4.4. Limitations and Future Perspectives

While this study provides a robust framework for analyzing adsorbed gas distribution, several limitations are acknowledged, which also represent important avenues for future research.

(1)

The analysis in this study was conducted isothermally at 30 °C. However, in situ reservoir temperatures can vary significantly with depth. To extend the model’s applicability, future work should involve performing GCMC simulations across a range of geologically relevant temperatures. This would enable the establishment of temperature-dependent thermodynamic parameters, which in turn allows the model to predict gas distribution under diverse geothermal gradients—a capability crucial for deep coalbed methane (CBM) exploration.

(2)

The experimental validation and simulations in this study were limited to a maximum pressure of 6 MPa, constrained by our experimental setup. While this pressure range is sufficient for many conventional CBM scenarios, deep coal seams typically exhibit much higher pressures. Future studies should aim to acquire high-pressure experimental data to validate and potentially refine the model’s predictive behavior in the supercritical region—this will ensure the model’s robustness for deep reservoir conditions.

(3)

It should be noted that the GCMC simulations in this study employed a simplified slit-pore geometry. Although coal contains various pore morphologies, such as ink-bottle, wedge-shaped, and irregular pores, previous research has shown that slit pores are the most frequent type in the coal matrix [44,73]. They provide a large specific surface area and significantly influence methane adsorption capacity. Furthermore, GCMC studies have demonstrated that experimentally measured isotherms align more closely with slit-pore model predictions, whereas circular and square pore models tend to underestimate actual adsorption [46]. Therefore, the slit-pore model was adopted to simulate methane adsorption behavior, ensuring comparability and reducing computational complexity. However, it may overlook the effects of complex pore connectivity and geometric features. Future research will incorporate more realistic pore geometries to improve predictive accuracy.

Addressing these aspects will enhance the model’s fidelity and broaden its application scope, building upon the foundational understanding of dynamic gas distribution established in this work.

5. Conclusions

This study presents a quantitative thermodynamic framework to characterize CH₄ adsorption behavior in coal with complex pore structures of various sizes.

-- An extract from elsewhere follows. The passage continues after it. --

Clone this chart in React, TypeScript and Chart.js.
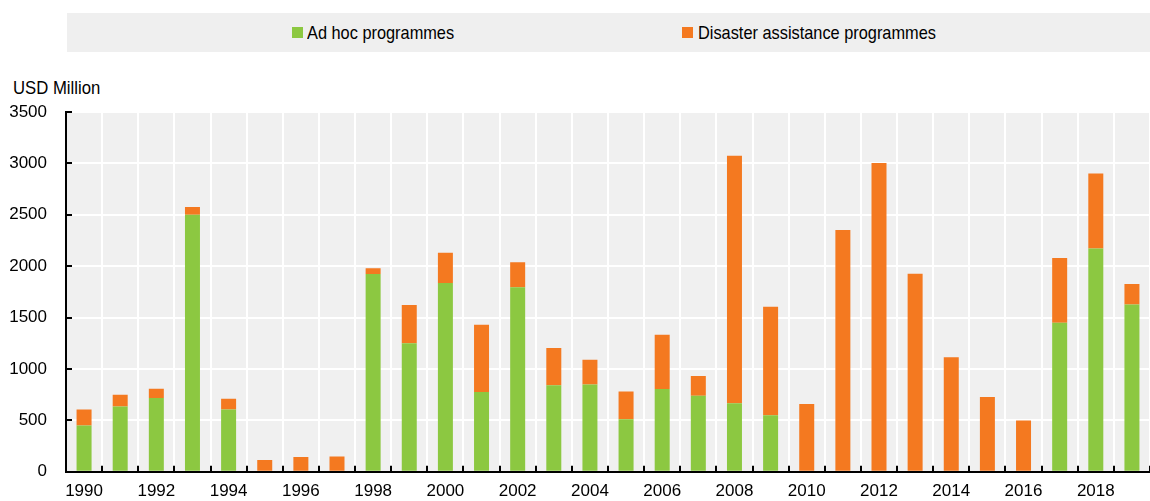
import React, { useEffect, useRef } from "react";
import { Chart, registerables } from "chart.js";

Chart.register(...registerables);

const years: string[] = [
  "1990", "1991", "1992", "1993", "1994", "1995", "1996", "1997", "1998", "1999",
  "2000", "2001", "2002", "2003", "2004", "2005", "2006", "2007", "2008", "2009",
  "2010", "2011", "2012", "2013", "2014", "2015", "2016", "2017", "2018", "2019",
];

const adHoc: (number | null)[] = [
  450, 635, 718, 2500, 605, null, null, null, 1923, 1250,
  1837, 776, 1795, 843, 849, 510, 805, 740, 667, 551,
  null, null, null, null, null, null, null, 1449, 2173, 1628,
];

const disaster: (number | null)[] = [
  155, 115, 90, 75, 105, 115, 145, 150, 58, 372,
  294, 654, 243, 362, 241, 272, 528, 193, 2407, 1055,
  660, 2353, 3005, 1926, 1115, 728, 500, 631, 728, 199,
];

const seriesNames: string[] = ["Ad hoc programmes", "Disaster assistance programmes"];
const seriesColors: string[] = ["#8CC841", "#F47920"];
const yMax = 3500;
const yStep = 500;
const yUnit = "USD Million";

const FONT = "'Liberation Sans Narrow', 'Arial Narrow', 'Liberation Sans', Arial, sans-serif";

const plotBg = {
  id: "plotBg",
  beforeDraw(chart: any) {
    const { ctx, chartArea } = chart;
    ctx.save();
    ctx.fillStyle = "#F0F0F0";
    ctx.fillRect(chartArea.left, chartArea.top, chartArea.right - chartArea.left, chartArea.bottom - chartArea.top);
    ctx.restore();
  },
};

const innerTicks = {
  id: "innerTicks",
  afterDraw(chart: any) {
    const { ctx, chartArea } = chart;
    const xs = chart.scales.x;
    const ys = chart.scales.y;
    ctx.save();
    ctx.strokeStyle = "#000";
    ctx.lineWidth = 2;
    const step = xs.getPixelForValue(1) - xs.getPixelForValue(0);
    for (let i = 1; i <= years.length; i++) {
      const x = Math.round(xs.getPixelForValue(i) - step / 2);
      ctx.beginPath();
      ctx.moveTo(x, chartArea.bottom);
      ctx.lineTo(x, chartArea.bottom - 6);
      ctx.stroke();
    }
    ys.ticks.forEach((t: any) => {
      const y = Math.round(ys.getPixelForValue(t.value));
      ctx.beginPath();
      ctx.moveTo(chartArea.left, y);
      ctx.lineTo(chartArea.left + 6, y);
      ctx.stroke();
    });
    ctx.restore();
  },
};

export default function App() {
  const ref = useRef<HTMLCanvasElement | null>(null);

  useEffect(() => {
    document.body.style.margin = "0";
    if (!ref.current) return;
    const chart = new Chart(ref.current, {
      type: "bar",
      data: {
        labels: years,
        datasets: [
          {
            label: seriesNames[0],
            data: adHoc,
            backgroundColor: seriesColors[0],
            borderWidth: 0,
            barPercentage: 0.415,
            categoryPercentage: 1,
          },
          {
            label: seriesNames[1],
            data: disaster,
            backgroundColor: seriesColors[1],
            borderWidth: 0,
            barPercentage: 0.415,
            categoryPercentage: 1,
          },
        ],
      },
      options: {
        animation: false,
        responsive: false,
        maintainAspectRatio: false,
        layout: { padding: { top: 112, left: 0, right: 0, bottom: 0 } },
        plugins: {
          legend: { display: false },
          tooltip: { enabled: false },
        },
        scales: {
          x: {
            stacked: true,
            offset: true,
            grid: { color: "#FFFFFF", lineWidth: 2, offset: true, drawTicks: false },
            border: { color: "#000000", width: 2 },
            ticks: {
              autoSkip: false,
              maxRotation: 0,
              minRotation: 0,
              padding: 9,
              color: "#000",
              font: { family: FONT, size: 17 },
              callback: (_v: any, i: number) => (i % 2 === 0 ? years[i] : ""),
            },
            afterFit: (s: any) => {
              s.height = 25;
            },
          },
          y: {
            stacked: true,
            min: 0,
            max: yMax,
            grid: { color: "#FFFFFF", lineWidth: 2, drawTicks: false },
            border: { color: "#000000", width: 2 },
            ticks: {
              stepSize: yStep,
              padding: 19,
              color: "#000",
              font: { family: FONT, size: 17 },
              callback: (v: any) => String(v),
            },
            afterFit: (s: any) => {
              s.width = 66;
            },
          },
        },
      },
      plugins: [plotBg, innerTicks],
    });
    return () => chart.destroy();
  }, []);

  const legendText: React.CSSProperties = {
    position: "absolute",
    fontFamily: FONT,
    fontSize: 19,
    color: "#000",
    lineHeight: "19px",
    top: 10,
    whiteSpace: "nowrap",
    transform: "scaleX(0.86)",
    transformOrigin: "left center",
  };

  return (
    <div style={{ position: "relative", width: 1150, height: 501, overflow: "hidden", background: "#fff" }}>
      <div
        style={{
          position: "absolute",
          left: 67,
          top: 13,
          width: 1083,
          height: 39,
          background: "#EFEFEF",
        }}
      >
        <div style={{ position: "absolute", left: 225, top: 14, width: 11, height: 11, background: seriesColors[0] }} />
        <div style={{ ...legendText, left: 240 }}>{seriesNames[0]}</div>
        <div style={{ position: "absolute", left: 615, top: 14, width: 11, height: 11, background: seriesColors[1] }} />
        <div style={{ ...legendText, left: 631 }}>{seriesNames[1]}</div>
      </div>
      <div
        style={{
          position: "absolute",
          left: 13,
          top: 78,
          fontFamily: FONT,
          fontSize: 19,
          lineHeight: "19px",
          color: "#000",
          whiteSpace: "nowrap",
          transform: "scaleX(0.88)",
          transformOrigin: "left center",
        }}
      >
        {yUnit}
      </div>
      <canvas ref={ref} width={1150} height={501} style={{ position: "absolute", left: 0, top: 0 }} />
    </div>
  );
}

By integrating GCMC simulations with pore structure characterization and experimental validation, we systematically revealed the spatial distribution and governing mechanisms of CH₄ adsorption under different pressure conditions. The main conclusions are as follows:

(1)

Micropores (0.38–1.5 nm) dominate the pore structure of the studied coals. They account for 95.10–95.75% of the total pore volume. Within this range, ultra-micropores (0.38–0.76 nm) contribute 58.23–66.33%, serving as the principal adsorption sites for CH₄ storage.

(2)

CH₄ adsorption behavior strongly depends on pore size. Smaller pores require lower pressure to reach CH₄ saturation and exhibit higher adsorption potential energy. In slit pores from 0.419 to 1.466 nm, the characteristic parameter ν_mi,r decreases irregularly overall (from 500.7 to 278.5 cm³/cm³), Kr increases significantly (from 0.018 to 0.255, 14 times), and n_r initially rises (from 2.044 to 2.366) and then declines (to 1.607). For larger slit pores (1.619–4.040 nm), V_L gradually decreases (from 0.211 to 0.198 cm³/m²), while P_L remains almost constant. This suggests similar CH₄ adsorption behavior in these pores.

(3)

The proposed thermodynamic model is based on GCMC-derived adsorption behavior. It shows good agreement with experimental CH₄ adsorption isotherms, especially for high-rank coals. As coal rank increases, the mean relative deviation between theoretical and measured CH₄ adsorption isotherms drops sharply from 35.371% to 11.044%. This supports the model’s applicability to coals with graphite-like molecular structures.

(4)

Adsorbed CH₄ distribution analysis reveals dynamic pressure-dependent pore contributions: pores <0.52 nm dominate at low pressures but saturate rapidly, reducing their relative share. Pores in the range of 0.52–0.76 nm show a peak contribution at intermediate pressures. Pores larger than 0.92 nm continue to increase their contribution as pressure rises, highlighting their importance for high-pressure CH₄ storage.